With a shared interest in improving risk adjustment for high-risk/high-need Medicare beneficiaries, the National PACE Association (NPA),the Special Needs Plan (SNP) Alliance and the Association of Community Affiliated Plans (ACAP) convened a workgroup of experts on payment and risk-adjustment on October 16, 2013. The objectives of the workgroup were to: (1) review the characteristics of the current Medicare risk adjustment model and the accuracy with which it predicts payments for high-risk/high-need subgroups of Medicare beneficiaries; (2) suggest opportunities for improvements to the model resulting in more accurate payments for these subgroups; and (3) identify strategies for implementing improvements to risk adjustment through research, policy analysis and
regulatory and legislative advocacy.

Health plan and provider organization members of the SNP Alliance, NPA and ACAP enroll, either exclusively or in disproportionately large numbers, individuals who are characterized as being high-risk/high need. In general, these are Medicare and MedicareMedicaid dual eligible beneficiaries with serious and multiple chronic conditions including both physical and mental illnesses. In many cases, they also require long term services and supports due to physical and/or cognitive disabilities. Additionally, because a large majority of these beneficiaries are dual eligible, they are characterized by lowincome and have related socio-economic risk factors often correlated with poor health.
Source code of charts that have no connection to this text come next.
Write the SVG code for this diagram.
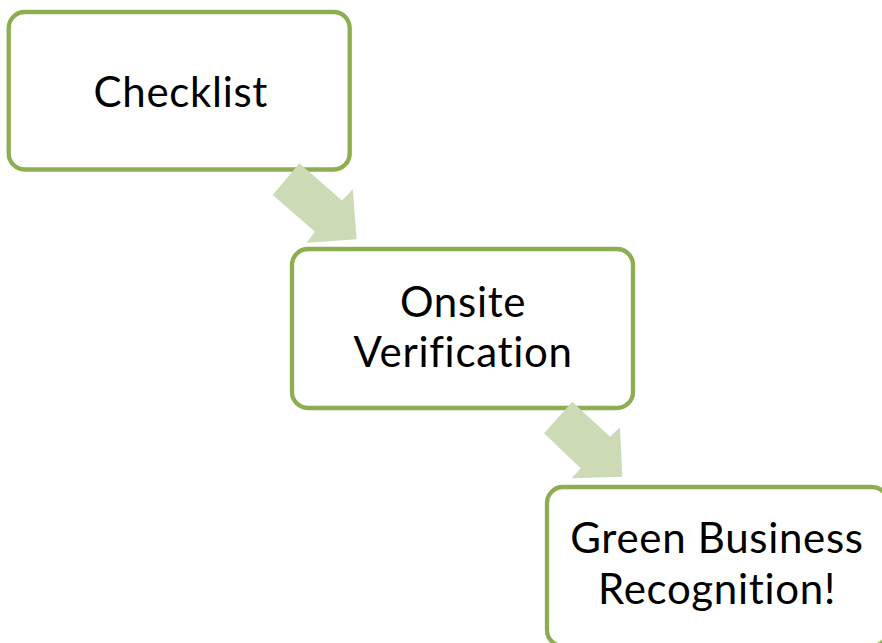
<svg xmlns="http://www.w3.org/2000/svg" width="882" height="643" viewBox="0 0 882 643">
<style>
.box{fill:#ffffff;stroke:#8eac50;stroke-width:4.3}
.arrow{fill:#cddab6;stroke:none}
.lbl{font-family:Lato,"Liberation Sans",sans-serif;font-size:42px;letter-spacing:0.7px;font-variant-ligatures:none;fill:#000000;text-anchor:middle}
</style>
<rect width="882" height="643" fill="#ffffff"/>
<g id="node-checklist">
<rect class="box" x="8.7" y="12" width="341" height="157.5" rx="16" ry="16"/>
<text class="lbl" x="180.8" y="106.5">Checklist</text>
</g>
<g id="node-onsite">
<rect class="box" x="292" y="249" width="341" height="159" rx="16" ry="16"/>
<text class="lbl" x="463.1" y="316.5">Onsite</text>
<text class="lbl" x="463.1" y="366.5">Verification</text>
</g>
<g id="node-green">
<rect class="box" x="547" y="487" width="341" height="159" rx="16" ry="16"/>
<text class="lbl" x="717" y="553">Green Business</text>
<text class="lbl" x="717" y="603.5">Recognition!</text>
</g>
<g id="connectors">
<polygon class="arrow" points="299.3,163.3 272.7,195 315,231.7 306.7,242.7 356.7,239.3 352.7,189.3 342,200.5"/>
<polygon class="arrow" points="572.3,401.7 544,433.3 580.7,468.3 571.7,478.3 622.3,476.7 620,427.3 610,436.7"/>
</g>
</svg>
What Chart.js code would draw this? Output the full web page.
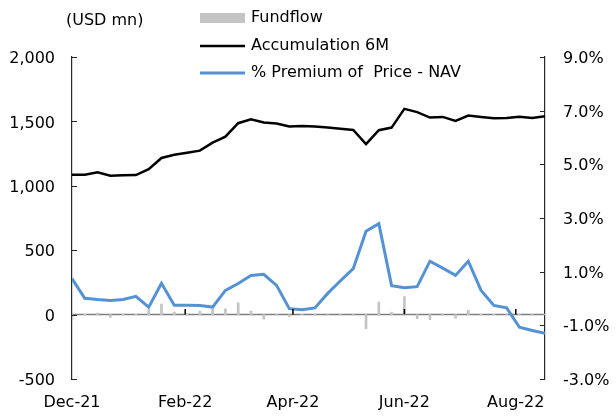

Beneficiaries’ continued access to plans like PACE and SNPs that develop specialized care models in response to beneficiaries’ complex care needs depend on adequate reimbursement and, more specifically, accurate risk adjustment. While it may have been possible to absorb the effects of shortcomings in risk adjustment in the past, this is no longer possible with continued tightening of Medicare payment rates.

This report summarizes the workgroup’s discussion and identifies issues on which the group reached general consensus. It is meant to identify a range of options for improving risk adjustment for high-risk/high-need populations, and to assist NPA, the SNP Alliance and ACAP to prioritize future efforts in this area.